** Start of Material provided **

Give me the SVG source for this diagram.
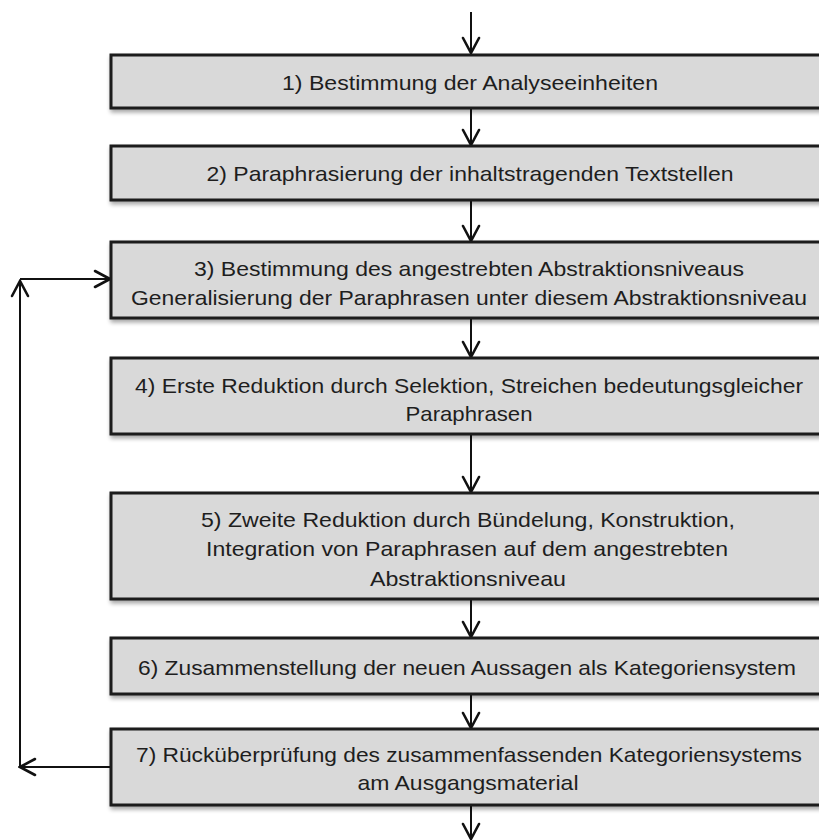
<svg xmlns="http://www.w3.org/2000/svg" width="819" height="840" viewBox="0 0 819 840">
  <defs>
    <marker id="ah" markerUnits="userSpaceOnUse" viewBox="-17 -10 19 20" refX="0" refY="0" markerWidth="19" markerHeight="20" orient="auto">
      <path d="M-15,-8 L0,0 L-15,8" fill="none" stroke="#111" stroke-width="2.6" stroke-linecap="round" stroke-linejoin="miter"/>
    </marker>
    <filter id="sh" x="-5%" y="-20%" width="110%" height="150%">
      <feGaussianBlur in="SourceAlpha" stdDeviation="2"/>
      <feOffset dx="1" dy="3" result="b"/>
      <feComponentTransfer><feFuncA type="linear" slope="0.35"/></feComponentTransfer>
      <feMerge><feMergeNode/><feMergeNode in="SourceGraphic"/></feMerge>
    </filter>
  </defs>
  <style>
    .box { fill: #d9d9d9; stroke: #1a1a1a; stroke-width: 3; filter: url(#sh); }
    .lbl { font-family: "Liberation Sans", "Open Sans", sans-serif; font-size: 21px; fill: #1e1e1e; text-anchor: middle; }
    .con { fill: none; stroke: #111; stroke-width: 2; marker-end: url(#ah); }
  </style>
  <rect width="819" height="840" fill="#ffffff"/>

  <g id="connectors">
    <path class="con" d="M471,12 L471,53"/>
    <path class="con" d="M471,108 L471,145"/>
    <path class="con" d="M471,200 L471,241"/>
    <path class="con" d="M471,318 L471,357"/>
    <path class="con" d="M471,434 L471,492"/>
    <path class="con" d="M471,599 L471,637"/>
    <path class="con" d="M471,694 L471,728"/>
    <path class="con" d="M471,805 L471,839"/>
    <path class="con" d="M111,767 L20,767"/>
    <path class="con" d="M20,767 L20,281"/>
    <path class="con" d="M20,279 L110,279"/>
  </g>

  <g id="node1">
    <rect class="box" x="111" y="55" width="730" height="53"/>
    <text class="lbl" x="470" y="90" textLength="376" lengthAdjust="spacingAndGlyphs">1) Bestimmung der Analyseeinheiten</text>
  </g>
  <g id="node2">
    <rect class="box" x="111" y="146" width="730" height="54"/>
    <text class="lbl" x="470" y="181" textLength="527" lengthAdjust="spacingAndGlyphs">2) Paraphrasierung der inhaltstragenden Textstellen</text>
  </g>
  <g id="node3">
    <rect class="box" x="111" y="242" width="730" height="76"/>
    <text class="lbl" x="469" y="276" textLength="550" lengthAdjust="spacingAndGlyphs">3) Bestimmung des angestrebten Abstraktionsniveaus</text>
    <text class="lbl" x="469" y="305" textLength="676" lengthAdjust="spacingAndGlyphs">Generalisierung der Paraphrasen unter diesem Abstraktionsniveau</text>
  </g>
  <g id="node4">
    <rect class="box" x="111" y="358" width="730" height="76"/>
    <text class="lbl" x="469" y="393" textLength="668" lengthAdjust="spacingAndGlyphs">4) Erste Reduktion durch Selektion, Streichen bedeutungsgleicher</text>
    <text class="lbl" x="469" y="421" textLength="127" lengthAdjust="spacingAndGlyphs">Paraphrasen</text>
  </g>
  <g id="node5">
    <rect class="box" x="111" y="493" width="730" height="106"/>
    <text class="lbl" x="468" y="527" textLength="534" lengthAdjust="spacingAndGlyphs">5) Zweite Reduktion durch Bündelung, Konstruktion,</text>
    <text class="lbl" x="467" y="556" textLength="522" lengthAdjust="spacingAndGlyphs">Integration von Paraphrasen auf dem angestrebten</text>
    <text class="lbl" x="468" y="586" textLength="196" lengthAdjust="spacingAndGlyphs">Abstraktionsniveau</text>
  </g>
  <g id="node6">
    <rect class="box" x="111" y="638" width="730" height="56"/>
    <text class="lbl" x="467" y="675" textLength="658" lengthAdjust="spacingAndGlyphs">6) Zusammenstellung der neuen Aussagen als Kategoriensystem</text>
  </g>
  <g id="node7">
    <rect class="box" x="111" y="729" width="730" height="76"/>
    <text class="lbl" x="469" y="762" textLength="666" lengthAdjust="spacingAndGlyphs">7) Rücküberprüfung des zusammenfassenden Kategoriensystems</text>
    <text class="lbl" x="468" y="790" textLength="221" lengthAdjust="spacingAndGlyphs">am Ausgangsmaterial</text>
  </g>
</svg>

** End of Material provided **

**What you should do:** Write out the listing word for word, omitting the pictures it holds.

**Result:**
Give me the SVG source for this diagram.
<svg xmlns="http://www.w3.org/2000/svg" width="819" height="840" viewBox="0 0 819 840">
  <defs>
    <marker id="ah" markerUnits="userSpaceOnUse" viewBox="-17 -10 19 20" refX="0" refY="0" markerWidth="19" markerHeight="20" orient="auto">
      <path d="M-15,-8 L0,0 L-15,8" fill="none" stroke="#111" stroke-width="2.6" stroke-linecap="round" stroke-linejoin="miter"/>
    </marker>
    <filter id="sh" x="-5%" y="-20%" width="110%" height="150%">
      <feGaussianBlur in="SourceAlpha" stdDeviation="2"/>
      <feOffset dx="1" dy="3" result="b"/>
      <feComponentTransfer><feFuncA type="linear" slope="0.35"/></feComponentTransfer>
      <feMerge><feMergeNode/><feMergeNode in="SourceGraphic"/></feMerge>
    </filter>
  </defs>
  <style>
    .box { fill: #d9d9d9; stroke: #1a1a1a; stroke-width: 3; filter: url(#sh); }
    .lbl { font-family: "Liberation Sans", "Open Sans", sans-serif; font-size: 21px; fill: #1e1e1e; text-anchor: middle; }
    .con { fill: none; stroke: #111; stroke-width: 2; marker-end: url(#ah); }
  </style>
  <rect width="819" height="840" fill="#ffffff"/>

  <g id="connectors">
    <path class="con" d="M471,12 L471,53"/>
    <path class="con" d="M471,108 L471,145"/>
    <path class="con" d="M471,200 L471,241"/>
    <path class="con" d="M471,318 L471,357"/>
    <path class="con" d="M471,434 L471,492"/>
    <path class="con" d="M471,599 L471,637"/>
    <path class="con" d="M471,694 L471,728"/>
    <path class="con" d="M471,805 L471,839"/>
    <path class="con" d="M111,767 L20,767"/>
    <path class="con" d="M20,767 L20,281"/>
    <path class="con" d="M20,279 L110,279"/>
  </g>

  <g id="node1">
    <rect class="box" x="111" y="55" width="730" height="53"/>
    <text class="lbl" x="470" y="90" textLength="376" lengthAdjust="spacingAndGlyphs">1) Bestimmung der Analyseeinheiten</text>
  </g>
  <g id="node2">
    <rect class="box" x="111" y="146" width="730" height="54"/>
    <text class="lbl" x="470" y="181" textLength="527" lengthAdjust="spacingAndGlyphs">2) Paraphrasierung der inhaltstragenden Textstellen</text>
  </g>
  <g id="node3">
    <rect class="box" x="111" y="242" width="730" height="76"/>
    <text class="lbl" x="469" y="276" textLength="550" lengthAdjust="spacingAndGlyphs">3) Bestimmung des angestrebten Abstraktionsniveaus</text>
    <text class="lbl" x="469" y="305" textLength="676" lengthAdjust="spacingAndGlyphs">Generalisierung der Paraphrasen unter diesem Abstraktionsniveau</text>
  </g>
  <g id="node4">
    <rect class="box" x="111" y="358" width="730" height="76"/>
    <text class="lbl" x="469" y="393" textLength="668" lengthAdjust="spacingAndGlyphs">4) Erste Reduktion durch Selektion, Streichen bedeutungsgleicher</text>
    <text class="lbl" x="469" y="421" textLength="127" lengthAdjust="spacingAndGlyphs">Paraphrasen</text>
  </g>
  <g id="node5">
    <rect class="box" x="111" y="493" width="730" height="106"/>
    <text class="lbl" x="468" y="527" textLength="534" lengthAdjust="spacingAndGlyphs">5) Zweite Reduktion durch Bündelung, Konstruktion,</text>
    <text class="lbl" x="467" y="556" textLength="522" lengthAdjust="spacingAndGlyphs">Integration von Paraphrasen auf dem angestrebten</text>
    <text class="lbl" x="468" y="586" textLength="196" lengthAdjust="spacingAndGlyphs">Abstraktionsniveau</text>
  </g>
  <g id="node6">
    <rect class="box" x="111" y="638" width="730" height="56"/>
    <text class="lbl" x="467" y="675" textLength="658" lengthAdjust="spacingAndGlyphs">6) Zusammenstellung der neuen Aussagen als Kategoriensystem</text>
  </g>
  <g id="node7">
    <rect class="box" x="111" y="729" width="730" height="76"/>
    <text class="lbl" x="469" y="762" textLength="666" lengthAdjust="spacingAndGlyphs">7) Rücküberprüfung des zusammenfassenden Kategoriensystems</text>
    <text class="lbl" x="468" y="790" textLength="221" lengthAdjust="spacingAndGlyphs">am Ausgangsmaterial</text>
  </g>
</svg>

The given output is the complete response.